Après cette mise en jambe généreuse, Steve Coleman entre en scène avec ses cinq co-souffleurs : Chris Speed et Mike McGinnins aux clarinettes, Miguel Zenon au sax alto, Ravi Coltrane et Tony Malaby aux ténors. Comme souligné précédemment, j'étais vraiment impatient de pouvoir entendre "ça". Impatient avec une petite pointe d'angoisse : la déception face à une curiosité trop forte n'attendrait-elle pas au tournant, et surtout comment intégrer à la musique assez typée de Coleman des esthétiques de jeu aussi différentes que celles de Speed et Malaby ? La réponse a été cinglante : une claque ! Énorme. Magnifique. Monumentale.
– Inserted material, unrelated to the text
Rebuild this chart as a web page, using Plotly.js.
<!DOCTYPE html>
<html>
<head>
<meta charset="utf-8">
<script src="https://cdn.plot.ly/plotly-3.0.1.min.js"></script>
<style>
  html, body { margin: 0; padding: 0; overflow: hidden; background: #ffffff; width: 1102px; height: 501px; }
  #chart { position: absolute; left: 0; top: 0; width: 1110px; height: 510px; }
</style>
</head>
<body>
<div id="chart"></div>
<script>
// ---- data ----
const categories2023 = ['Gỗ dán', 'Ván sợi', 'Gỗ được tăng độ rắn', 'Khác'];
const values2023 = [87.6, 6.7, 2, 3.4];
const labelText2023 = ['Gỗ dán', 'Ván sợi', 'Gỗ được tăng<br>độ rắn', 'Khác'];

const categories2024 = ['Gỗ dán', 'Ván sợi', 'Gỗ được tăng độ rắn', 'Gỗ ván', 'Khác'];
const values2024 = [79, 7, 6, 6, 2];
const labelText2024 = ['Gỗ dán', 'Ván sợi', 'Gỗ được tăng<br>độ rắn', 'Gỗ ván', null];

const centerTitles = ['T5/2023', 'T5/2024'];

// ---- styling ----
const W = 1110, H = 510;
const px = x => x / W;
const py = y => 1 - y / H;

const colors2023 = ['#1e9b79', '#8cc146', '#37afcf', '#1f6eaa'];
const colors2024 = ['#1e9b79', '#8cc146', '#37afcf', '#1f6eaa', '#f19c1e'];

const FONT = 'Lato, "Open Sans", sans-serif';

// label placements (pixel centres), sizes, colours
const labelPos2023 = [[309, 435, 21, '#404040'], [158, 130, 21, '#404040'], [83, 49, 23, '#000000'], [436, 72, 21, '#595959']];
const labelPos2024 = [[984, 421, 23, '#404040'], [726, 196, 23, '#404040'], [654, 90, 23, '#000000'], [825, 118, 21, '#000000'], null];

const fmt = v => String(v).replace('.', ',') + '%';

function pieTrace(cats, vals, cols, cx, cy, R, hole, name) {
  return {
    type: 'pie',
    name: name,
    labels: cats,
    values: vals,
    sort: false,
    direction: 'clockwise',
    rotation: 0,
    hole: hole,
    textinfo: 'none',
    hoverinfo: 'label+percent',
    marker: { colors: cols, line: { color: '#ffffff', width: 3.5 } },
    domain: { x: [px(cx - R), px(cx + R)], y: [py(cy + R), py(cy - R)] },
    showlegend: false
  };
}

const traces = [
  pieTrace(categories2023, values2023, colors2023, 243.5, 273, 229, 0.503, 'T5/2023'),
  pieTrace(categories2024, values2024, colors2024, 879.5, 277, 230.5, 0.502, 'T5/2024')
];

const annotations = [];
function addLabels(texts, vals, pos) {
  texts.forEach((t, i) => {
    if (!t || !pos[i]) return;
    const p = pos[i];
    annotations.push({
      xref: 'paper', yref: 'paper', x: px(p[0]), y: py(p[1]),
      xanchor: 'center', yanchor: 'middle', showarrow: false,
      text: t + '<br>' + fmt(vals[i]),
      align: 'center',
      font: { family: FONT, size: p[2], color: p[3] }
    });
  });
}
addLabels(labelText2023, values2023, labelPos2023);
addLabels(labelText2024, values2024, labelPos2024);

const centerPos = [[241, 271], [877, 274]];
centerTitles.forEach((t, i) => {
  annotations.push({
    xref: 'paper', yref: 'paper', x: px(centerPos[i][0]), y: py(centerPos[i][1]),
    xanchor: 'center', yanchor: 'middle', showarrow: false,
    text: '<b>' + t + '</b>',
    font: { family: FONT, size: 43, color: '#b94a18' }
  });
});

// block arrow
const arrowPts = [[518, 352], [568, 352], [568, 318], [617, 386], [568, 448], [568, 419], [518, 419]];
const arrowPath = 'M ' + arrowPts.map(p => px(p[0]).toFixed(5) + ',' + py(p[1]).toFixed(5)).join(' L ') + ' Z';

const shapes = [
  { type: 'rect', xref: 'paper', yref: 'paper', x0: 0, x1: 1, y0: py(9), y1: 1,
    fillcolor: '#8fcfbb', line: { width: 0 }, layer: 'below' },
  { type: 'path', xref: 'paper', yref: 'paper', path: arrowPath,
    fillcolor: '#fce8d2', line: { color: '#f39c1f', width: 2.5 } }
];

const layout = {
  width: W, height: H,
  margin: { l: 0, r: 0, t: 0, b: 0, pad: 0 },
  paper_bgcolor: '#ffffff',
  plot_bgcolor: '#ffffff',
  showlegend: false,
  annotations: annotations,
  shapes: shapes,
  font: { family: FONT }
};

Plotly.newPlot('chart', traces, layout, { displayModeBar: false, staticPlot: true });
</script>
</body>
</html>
Monumental, c'est le sentiment qui dominait à l'issue du premier morceau, longue et patiente construction qui avait des allures de cathédrale sonore. Coleman apporte une solide charpente - on reconnaît "sa" musique - mais il a su tirer de chacun de ses accompagnateurs d'un soir (c'était seulement le deuxième concert de l'ensemble, le premier avait eu lieu à NY en janvier) des couleurs qui leur sont propres qui élargissent somptueusement la palette expressive du chicagoan. Le jeu tout en unissons intériorisés de Chris Speed approfondit le propos vers des tourments mélancoliques qui résonnent superbement avec le bleu acier de l'alto de Coleman. L'exploration des textures extrêmes du ténor de Malaby se fait par touches légères - contrairement à ce qu'il fait en leader - mais bien audible, et apporte une fragilité des limites qui accentue le sentiment d'élévation "gothique" de l'ensemble. Ce premier morceau trouve même des échos baroques, par une utilisation particulièrement raffinée de l'art du contrepoint. C'est une musique véritablement inouïe que propose Coleman, et pourtant elle semble être l'aboutissement logique et naturel de vingt-cinq ans de carrière à élaborer structures rythmiques complexes et développements post-bop (et non néo-bop) sur l'alto. Les deux altistes mènent le discours le plus souvent. Miguel Zenon a des élans parkeriens soulignés par une science rythmique pleine du feeling caraïbe de ses origines. Quant au leader, son phrasé et sa justesse de timbre sonnent merveilleusement dans ce contexte.
Après ce chef-d'œuvre inaugural à six, les musiciens s'expriment en duo. D'abord Coleman avec Malaby, tout en sensibilité, puis Speed et Zenon, dans une démarche d'opposition / complémentarité. Il faudra attendre un peu plus tard pour le duo Coltrane-McGinnins, magnifique prolongement d'une nouvelle longue pièce à six.
Les six souffleurs ont été particulièrement généreux ce soir là, en jouant près d'1h45 (sans support rythmique ou harmonique pour se "reposer"). On connaît les aspirations mystiques, numérologiques, astronomiques, égyptologiques, architecturales et compagnie de Coleman et, même sans adhérer forcément aux préoccupations qui sous-tendent ses recherches, force est de constater qu'un véritable sentiment d'élévation spirituelle émane de ce concert. Par un subtil alliage de forces bien charpentées et de fragilités multiples mais toujours maîtrisées, Coleman et ses acolytes ont dessiné une nef lumineuse, élancée, ciselée dans ses moindres détails. Monumentale.